I'm Shelly, a Christ-following, homeschooling Mom of eleven children ( okay, not ALL children. My oldest is 23.) I met my husband right after graduation, and we've been together ever since. Though my life can be hectic at times... okay, ALL the time, I wouldn't change it for anything.

13 thoughts on “Homeschoolers, Don’t Fall for the Standardized Testing Gimmick!”
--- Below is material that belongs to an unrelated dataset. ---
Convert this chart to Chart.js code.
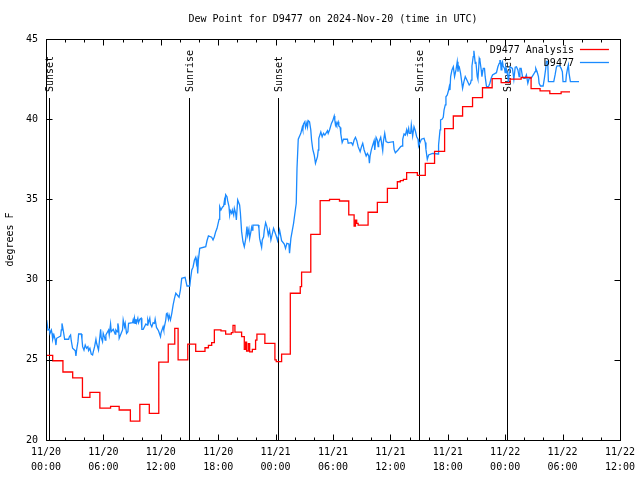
<!DOCTYPE html>
<html><head><meta charset="utf-8">
<script src="https://cdn.jsdelivr.net/npm/chart.js@4.4.1/dist/chart.umd.min.js"></script>
<style>html,body{margin:0;padding:0;background:#fff;}canvas{display:block;}</style>
</head><body>
<canvas id="c" width="640" height="480"></canvas>
<script>
// ---- data (hours since 2024-11-20 00:00 UTC, degrees F) ----
const chartTitle = 'Dew Point for D9477 on 2024-Nov-20 (time in UTC)';
const yAxisTitle = 'degrees F';
const seriesNames = ['D9477 Analysis', 'D9477'];
const xTickLabels = [['11/20','00:00'],['11/20','06:00'],['11/20','12:00'],['11/20','18:00'],
  ['11/21','00:00'],['11/21','06:00'],['11/21','12:00'],['11/21','18:00'],
  ['11/22','00:00'],['11/22','06:00'],['11/22','12:00']];
const sunHours = [0.28, 14.95, 24.26, 38.96, 48.18];
const sunLabels = ['Sunset','Sunrise','Sunset','Sunrise','Sunset'];

const analysisSteps = [
[0.10,25.28],[0.70,24.94],[1.77,24.24],[2.79,23.87],[3.81,22.66],[4.59,22.97],[5.63,21.99],[6.75,22.10],
[7.65,21.87],[8.82,21.18],[9.81,22.22],[10.80,21.66],[11.79,24.86],[12.78,25.98],[13.46,26.96],[13.81,24.99],
[14.82,25.98],[15.65,25.53],[16.62,25.75],[16.98,25.90],[17.32,26.07],[17.60,26.86],[18.29,26.80],[18.78,26.60],
[19.38,26.70],[19.55,27.15],[19.75,26.73],[20.45,26.44],[20.73,25.65],[20.87,26.10],[20.97,25.55],[21.15,26.00],
[21.29,25.50],[21.57,25.65],[21.91,26.23],[22.05,26.60],[22.88,26.03],[23.93,24.99],[24.07,24.88],[24.63,25.36],
[25.54,29.15],[26.58,29.56],[26.72,30.47],[27.68,32.82],[28.66,34.92],[29.64,35.00],[30.68,34.90],[31.65,34.03],
[32.21,33.34],[32.35,33.70],[32.48,33.50],[32.63,33.40],[33.67,34.20],[34.64,34.82],[35.69,35.69],[36.73,36.10],
[37.04,36.17],[37.36,36.25],[37.70,36.67],[38.82,36.50],[39.65,37.25],[40.62,38.00],[41.67,39.41],[42.58,40.20],
[43.55,40.78],[44.59,41.34],[45.63,41.96],[46.64,42.53],[47.58,42.28],[48.52,42.50],[49.67,42.60],[50.71,41.90],
[51.65,41.76],[52.67,41.59],[53.85,41.70],[54.78,41.70]];

const stationObs = [
[0.07,27.48],[0.21,26.86],[0.35,26.90],[0.42,26.65],[0.56,26.86],[0.63,26.65],[0.70,26.28],[0.83,26.55],[0.97,26.23],
[1.04,25.92],[1.11,26.34],[1.39,26.44],[1.53,26.48],[1.60,26.86],[1.67,27.27],[1.74,27.06],[1.81,26.81],[1.95,26.28],
[2.37,26.28],[2.44,26.44],[2.57,26.55],[2.64,26.19],[2.78,25.72],[3.06,25.57],[3.13,25.24],[3.20,25.61],[3.34,26.13],
[3.41,26.61],[3.69,26.61],[3.76,26.28],[3.83,25.82],[3.97,25.61],[4.10,25.92],[4.24,25.72],[4.38,25.82],[4.45,25.57],
[4.59,25.72],[4.73,25.36],[4.87,25.30],[4.94,25.50],[5.08,25.82],[5.22,26.28],[5.29,26.03],[5.49,25.61],[5.63,26.44],
[5.71,26.90],[5.77,26.40],[5.91,26.13],[5.98,26.65],[6.12,26.40],[6.19,26.23],[6.26,26.55],[6.54,26.86],[6.61,26.55],
[6.75,27.23],[6.82,26.75],[7.03,26.90],[7.23,26.61],[7.30,26.86],[7.44,26.75],[7.51,27.27],[7.58,27.06],[7.65,26.34],
[7.86,26.65],[8.00,26.86],[8.07,27.48],[8.21,27.06],[8.28,27.27],[8.42,26.65],[8.56,26.75],[8.63,27.27],[9.05,27.31],
[9.11,27.48],[9.18,27.27],[9.25,27.59],[9.32,27.27],[9.39,27.53],[9.46,27.31],[9.60,27.59],[9.67,27.31],[9.81,27.53],
[9.95,27.59],[10.02,26.90],[10.16,26.90],[10.44,27.23],[10.58,27.17],[10.64,27.48],[10.71,27.31],[10.85,27.59],
[10.92,27.23],[11.06,27.06],[11.20,27.31],[11.34,27.27],[11.41,27.53],[11.55,27.02],[11.76,26.81],[11.97,26.44],
[12.03,26.69],[12.24,27.06],[12.31,26.86],[12.52,27.48],[12.59,27.86],[12.66,27.90],[12.80,27.53],[12.87,27.79],
[13.01,27.48],[13.15,27.90],[13.29,28.42],[13.43,28.83],[13.57,29.15],[13.91,28.90],[14.05,29.35],[14.19,30.08],
[14.54,30.14],[14.74,29.60],[15.03,29.60],[15.10,29.98],[15.24,30.60],[15.37,30.77],[15.52,31.22],[15.65,31.39],
[15.73,31.02],[15.79,31.22],[15.86,30.39],[15.93,31.22],[16.07,31.95],[16.70,32.05],[16.83,32.42],[16.98,32.72],
[17.32,32.64],[17.46,32.47],[17.60,32.67],[17.74,32.99],[17.88,33.20],[18.09,33.76],[18.16,34.55],[18.29,34.34],
[18.44,34.51],[18.57,34.59],[18.65,34.92],[18.71,34.65],[18.78,35.29],[18.92,35.17],[18.99,34.92],[19.13,34.55],
[19.20,34.03],[19.27,34.30],[19.41,34.13],[19.48,34.34],[19.62,34.03],[19.69,34.44],[19.83,34.13],[19.90,33.72],
[20.04,34.96],[20.24,34.65],[20.32,34.17],[20.45,32.99],[20.59,32.36],[20.73,32.05],[20.87,32.51],[21.01,33.30],
[21.08,32.78],[21.21,33.14],[21.29,32.57],[21.42,32.99],[21.50,33.26],[21.57,33.09],[21.63,33.40],[22.19,33.40],
[22.26,33.20],[22.33,32.57],[22.54,32.01],[22.61,32.47],[22.75,32.67],[22.82,33.09],[22.96,33.55],[23.09,33.30],
[23.24,32.78],[23.37,33.09],[23.51,32.47],[23.79,33.20],[24.07,32.72],[24.21,32.43],[24.42,33.09],[24.63,32.43],
[24.91,32.22],[25.04,31.95],[25.18,32.26],[25.39,32.22],[25.46,31.64],[25.60,32.57],[25.88,33.51],[26.16,34.76],
[26.24,36.94],[26.37,38.75],[26.64,39.12],[26.79,39.49],[26.85,39.33],[26.92,39.70],[27.06,39.84],[27.13,39.49],
[27.27,39.78],[27.34,39.53],[27.41,39.91],[27.55,39.84],[27.68,39.33],[27.76,38.70],[27.89,38.12],[28.04,37.77],
[28.17,37.25],[28.38,37.66],[28.46,38.08],[28.52,38.81],[28.73,39.20],[28.87,38.91],[29.01,39.12],[29.15,39.01],
[29.43,39.28],[29.50,39.12],[29.64,39.33],[29.84,39.74],[29.98,39.91],[30.13,40.20],[30.19,39.95],[30.26,39.64],
[30.33,39.78],[30.40,39.64],[30.54,39.84],[30.61,39.58],[30.75,39.49],[30.82,39.08],[30.96,38.54],[31.10,38.75],
[31.51,38.75],[31.59,38.50],[31.93,38.54],[32.07,38.39],[32.21,38.70],[32.35,38.87],[32.49,38.66],[32.63,38.29],
[32.84,37.97],[32.98,38.29],[33.11,38.50],[33.26,38.08],[33.47,37.71],[33.60,37.87],[33.74,37.71],[33.81,37.25],
[33.88,37.71],[34.02,38.12],[34.16,38.39],[34.30,38.66],[34.37,38.08],[34.44,38.50],[34.51,38.87],[34.64,38.70],
[34.72,38.29],[34.78,38.54],[34.99,38.87],[35.06,38.60],[35.20,38.04],[35.27,38.60],[35.41,39.12],[35.55,38.60],
[35.76,38.54],[36.31,38.60],[36.39,38.12],[36.52,37.91],[36.80,38.08],[37.08,38.29],[37.22,38.33],[37.29,38.75],
[37.43,39.08],[37.57,39.01],[37.70,39.33],[37.78,39.08],[37.91,39.43],[37.98,39.12],[38.12,39.12],[38.19,39.64],
[38.33,38.95],[38.47,39.53],[38.61,39.28],[38.75,38.91],[38.89,38.75],[38.95,38.33],[39.10,38.54],[39.24,38.75],
[39.52,38.81],[39.65,38.54],[39.72,38.12],[39.86,37.50],[40.00,37.77],[40.41,37.87],[40.98,37.83],[41.04,38.39],
[41.19,39.33],[41.25,39.95],[41.40,39.99],[41.53,40.12],[41.61,40.57],[41.74,40.89],[41.81,41.40],[41.95,41.51],
[42.09,41.82],[42.16,42.03],[42.23,41.82],[42.30,42.65],[42.44,43.07],[42.58,43.27],[42.71,42.65],[42.86,43.07],
[42.99,43.58],[43.07,42.96],[43.13,43.32],[43.20,43.27],[43.34,42.86],[43.41,42.55],[43.55,41.93],[43.69,42.34],
[43.83,42.65],[43.96,42.49],[44.24,42.13],[44.38,42.24],[44.45,42.44],[44.53,43.32],[44.66,43.90],[44.73,44.27],
[44.80,43.90],[44.87,43.48],[44.94,43.58],[45.08,42.65],[45.15,42.49],[45.22,43.07],[45.29,43.80],[45.36,43.69],
[45.50,43.07],[45.57,42.65],[45.71,43.17],[45.84,43.17],[45.91,42.65],[46.05,42.03],[46.26,42.03],[46.40,42.24],
[46.54,42.55],[46.68,42.76],[46.96,42.86],[47.09,42.90],[47.24,43.27],[47.38,43.48],[47.45,43.65],[47.51,43.65],
[47.58,43.07],[47.66,43.48],[47.72,43.58],[47.79,43.32],[47.93,43.17],[48.00,42.90],[48.07,43.27],[48.14,43.11],
[48.28,42.65],[48.35,42.24],[48.42,42.90],[48.49,43.27],[48.76,43.17],[48.91,42.49],[49.05,43.24],[49.18,43.27],
[49.33,43.07],[49.46,42.65],[49.54,43.17],[49.67,43.17],[49.81,42.65],[49.95,42.55],[50.09,42.55],[50.22,42.76],
[50.37,42.24],[50.51,42.55],[50.71,42.55],[51.00,42.82],[51.13,42.96],[51.20,43.17],[51.34,42.96],[51.48,42.65],
[51.55,42.24],[51.69,42.07],[51.97,42.07],[52.10,42.55],[52.25,43.20],[52.31,43.60],[52.45,43.60],[52.52,42.34],
[53.08,42.34],[53.22,42.76],[53.36,43.24],[53.43,43.32],[53.71,43.32],[53.85,43.17],[53.98,42.96],[54.05,42.34],
[54.34,42.34],[54.40,42.76],[54.55,43.24],[54.61,43.38],[54.68,42.86],[54.82,42.34],[55.72,42.34]];

const seriesColors = ['#ff0000', '#1a8aff'];
const FONT = '"DejaVu Sans Mono", "Liberation Mono", monospace';

const gnuFrame = {
  id: 'gnuFrame',
  beforeDatasetsDraw(chart) {
    const {ctx, chartArea: a, scales: {x}} = chart;
    ctx.save();
    ctx.strokeStyle = '#000'; ctx.lineWidth = 1; ctx.fillStyle = '#000';
    ctx.font = '10px ' + FONT;
    sunHours.forEach((h, i) => {
      const px = Math.round(x.getPixelForValue(h)) + 0.5;
      ctx.beginPath(); ctx.moveTo(px, a.top + 59); ctx.lineTo(px, a.bottom); ctx.stroke();
      ctx.save();
      ctx.translate(px + 1, a.top + 53);
      ctx.rotate(-Math.PI / 2);
      ctx.textAlign = 'left'; ctx.textBaseline = 'middle';
      ctx.fillText(sunLabels[i], 0, 0);
      ctx.restore();
    });
    ctx.restore();
  },
  afterDatasetsDraw(chart) {
    const {ctx, chartArea: a, scales: {x, y}} = chart;
    ctx.save();
    ctx.strokeStyle = '#000'; ctx.lineWidth = 1; ctx.fillStyle = '#000';
    const L = Math.round(a.left) + 0.5, R = Math.round(a.right) + 0.5;
    const T = Math.round(a.top) + 0.5, B = Math.round(a.bottom) + 0.5;
    ctx.beginPath();
    for (let h = x.min; h <= x.max; h += 2) {
      const px = Math.round(x.getPixelForValue(h)) + 0.5;
      const len = (h % 6 === 0) ? 6 : 3;
      ctx.moveTo(px, B); ctx.lineTo(px, B - len);
      ctx.moveTo(px, T); ctx.lineTo(px, T + len);
    }
    for (let v = y.min; v <= y.max; v += 5) {
      const py = Math.round(y.getPixelForValue(v)) + 0.5;
      ctx.moveTo(L, py); ctx.lineTo(L + 6, py);
      ctx.moveTo(R, py); ctx.lineTo(R - 6, py);
    }
    ctx.stroke();
    ctx.strokeRect(L, T, R - L, B - T);
    // title
    ctx.font = '10px ' + FONT;
    ctx.textAlign = 'center'; ctx.textBaseline = 'middle';
    ctx.fillText(chartTitle, (a.left + a.right) / 2, 19);
    // legend (key)
    chart.data.datasets.forEach((ds, i) => {
      const ly = a.top + 10 + i * 13;
      ctx.fillStyle = '#000'; ctx.textAlign = 'right';
      ctx.fillText(ds.label, a.right - 46, ly + 1);
      ctx.strokeStyle = ds.borderColor;
      ctx.lineWidth = 1.3;
      ctx.beginPath(); ctx.moveTo(a.right - 40, ly + 0.5); ctx.lineTo(a.right - 11, ly + 0.5); ctx.stroke();
    });
    ctx.restore();
  }
};

new Chart(document.getElementById('c'), {
  type: 'line',
  data: {
    datasets: [
      { label: seriesNames[0], data: analysisSteps.map(p => ({x: p[0], y: p[1]})),
        borderColor: seriesColors[0], borderWidth: 1.3, pointRadius: 0, stepped: true, fill: false },
      { label: seriesNames[1], data: stationObs.map(p => ({x: p[0], y: p[1]})),
        borderColor: seriesColors[1], borderWidth: 1.3, pointRadius: 0, tension: 0, fill: false }
    ]
  },
  options: {
    responsive: false, maintainAspectRatio: false, animation: false, devicePixelRatio: 1,
    layout: { padding: { top: 39, right: 19, left: 0, bottom: 0 } },
    plugins: { legend: { display: false }, title: { display: false }, tooltip: { enabled: false } },
    scales: {
      x: {
        type: 'linear', min: 0, max: 60,
        grid: { display: false, drawTicks: false }, border: { display: false },
        ticks: { stepSize: 6, padding: 5, maxRotation: 0, autoSkip: false, color: '#000',
          font: { family: FONT, size: 10, lineHeight: 1.5 },
          callback: (v) => xTickLabels[Math.round(v / 6)] },
        afterFit: (s) => { s.height = 40; }
      },
      y: {
        min: 20, max: 45,
        grid: { display: false, drawTicks: false }, border: { display: false },
        ticks: { stepSize: 5, padding: 8, color: '#000', font: { family: FONT, size: 10 } },
        title: { display: true, text: yAxisTitle, color: '#000', font: { family: FONT, size: 10 }, padding: { top: 4, bottom: 0 } },
        afterFit: (s) => { s.width = 46; }
      }
    }
  },
  plugins: [gnuFrame]
});
</script>
</body></html>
  1. It’s a meaningless question anyway, to ask a homeschooler if they are on par with their public schooled peers. One of the points of homeschooling is to educate differently than public schools. That often means homeschooled kids are learning what interests them, plus learning at their own pace. And in the long run it does not matter when every child learns to read (for example). It only matters that they do learn and they’ll enjoy the process more when the timing is right for them. Excellent post as usual, Shelly. 🙌🏻

    Liked by 3 people

  2. I am new to homeschooling, but as I considered how I would go about it, testing is in my plan. When I think about it, it’s quite odd to include it in the plan when I’ve opted to UNSCHOOL!!! How whacked out is my plan? I reasoned with myself that it was in my plan for my own “peace of mind,” and so that I knew he would be at “grade level” should he ever go back into public school. I’m only two weeks into homeschooling, and ready to backtrack on that part of the plan for so many reasons, one of which is that it is really the opposite of what unschooling is all about. I’ve also had to wonder over the past couple of weeks why I would want to test when that is exactly one of my big reasons for exiting the public school system. We would end up just like the teachers: teaching the test. And that is exactly what I don’t want. Thank you for the timely post as I reconsider my own thoughts and plans on this subject!

    Liked by 2 people

  3. More important that thinking about what your children don’t get, is thinking about what they do get. In my opinion, standardised tests have no place in home education. You know yourself if your child is enjoying learning and making progress. You don’t need to compare them to anyone else. That’s the point isn’t it. Let them learn in their own way, and what they are interested in?

    Liked by 3 people

  4. Oh boy do I agree with this! In Alabama we don’t have to test but we are moving to North Carolina where we will have to test.
    My kids are so far advanced than their public school peers..2 grades further.
    We don’t “test” in our school so this is a scary thought to them.
    And why do we have to measure their “success”…everyone is different so success is different for everyone.
    Ugh I hate governmental restrictions and control!

    Liked by 2 people

  5. Ugh, the dreaded testing question!! It’s hard not to have that snap answer though, especially when the question is given in a very judge-mental tone. It’s so interesting the faith that people place in a number. Recently, I was having a conversation with some public school teachers and we were discussing the negative aspects of our current school district. BUT – when they found out I homeschooled, they were quick to change their tune and defended the system that they were just putting down!! Beyond testing and crowded class rooms, there are just so many more reasons to homeschool. Some people will just never get it.